By Tim Eberly
Each morning before daybreak, cousins Jennifer Small and Cory Sangrey go for a brisk 35-minute walk around the Highland Park area of Havre. At lunch, they meet at Rocky Boy's Indian Reservation for a weightlifting session.
All of this to prepare for a two-tenths -of-a-mile walk.
Of course, Small will be striding with the responsibility of a nation on her shoulders, as one of 11,500 human links connecting the 13,500-mile chain of torchbearers during the Salt Lake 2002 Olympic Torch Relay before the upcoming Winter Games.
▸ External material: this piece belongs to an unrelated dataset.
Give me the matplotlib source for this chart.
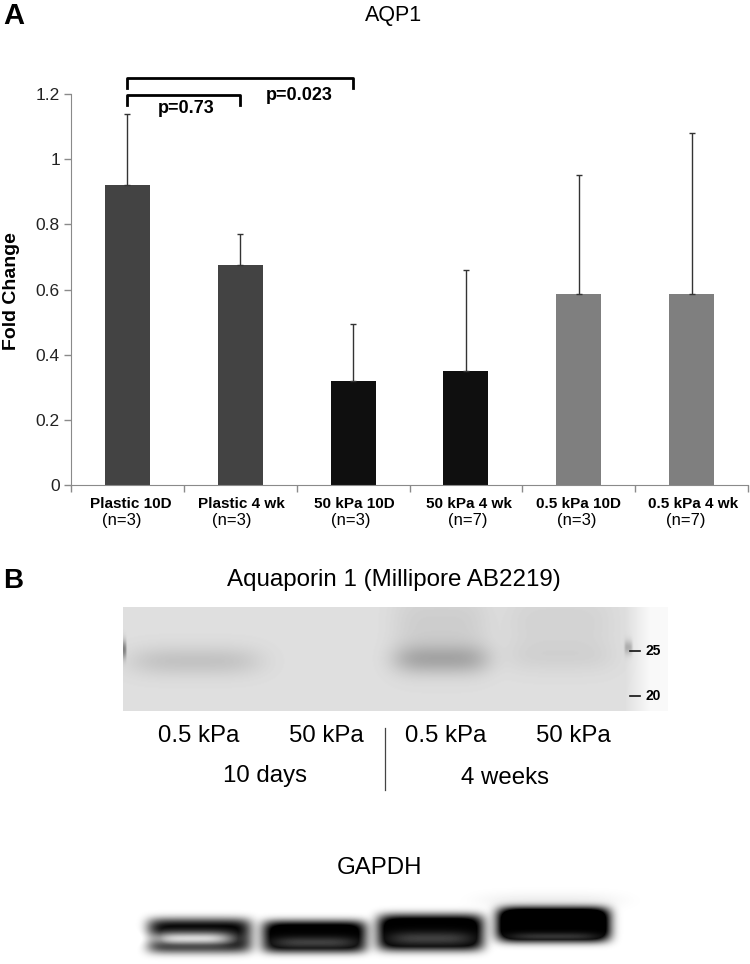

The relay, which will begin on Dec. 4 in Atlanta and end Feb. 8 in Salt Lake City, will last 65 days.
Randy Beaudette of Big Sandy and Lane Boucher, a Rudyard resident, were also chosen from more than 210,000 candidates to walk in the relay.
A third of the torchbearers were chosen by the Salt Lake Olympic Committee, while two Olympic sponsors, Coca-Cola and Chevrolet, selected the rest.
"I'm scared I'm going to drop it and fall on the ice," Small, 28, joked. "That's one of my fears, that I drop it and the torch goes out."
Hence the training. "We call each other every morning and say, Are you ready?' " said the 26-year-old Sangrey, who lives just a few blocks from Small in Havre.
Not only her partner in training, Sangrey is responsible for Small's selection as one of the carriers of the torch. Early in 2001, Sangrey saw a television advertisement by the SLOC that addressed the choosing of torchbearers. The ad directed viewers to an Internet Web site, where individuals wishing to nominate someone were instructed to write a 50- to 100-word essay explaining how the potential nominee embodied the Olympic spirit and how he or she inspired an individual or community.
Sangrey submitted the essay without telling Small. And when Sangrey was notified early in the summer that Small had been chosen, she was instructed not to tell her cousin until the selections were completed.
"It was hard," said Sangrey, a 1993 graduate of Rocky Boy High School who earned a degree in computer information systems from Montana State University-Northern. "I wanted to tell her, but I didn't. I actually told her little sister (11-year-old Ashley Small) and she told her."
On Jan. 27 or 28 the exact date has not been determined and will not be known until two or three weeks prior to the torch relay Small will carry the flame through one of the following areas: Big Sky, Big Timber, Bozeman, Livingston, West Yellowstone or Yellowstone National Park. Ashley and Small's mother, Cindy Small, will accompany her to her destination.
Small, a registered nurse, says it was an honor just being nominated.
"I felt like I actually inspired somebody," said Small. "I felt really special. I didn't know I had influenced (Sangrey's) life as much as I do."
Sangrey and Small, also a Rocky Boy High alumna, graduated from MSU-Northern at the same time, in 1997. Sangrey described Small as a positive influence on her academically and personally.
"She always did well in school and I wanted to do well in school," Sangrey said. "She's always been a very important person in my life. At times, she's like my sister. Other times, she's like my mother. She showed me how to be responsible and how to be independent.
"I always wanted to be like that. I've always looked up to her and she's always been there supporting me. She's like my big sister," Sangrey said.
Weather permitting, the cousins plan to continue their morning walks as long as possible. And the unseasonably good weather may add a few extra weeks to their regimen.
"We said we could do it until the snow flies and it hasn't yet, so we're still out there," Small said.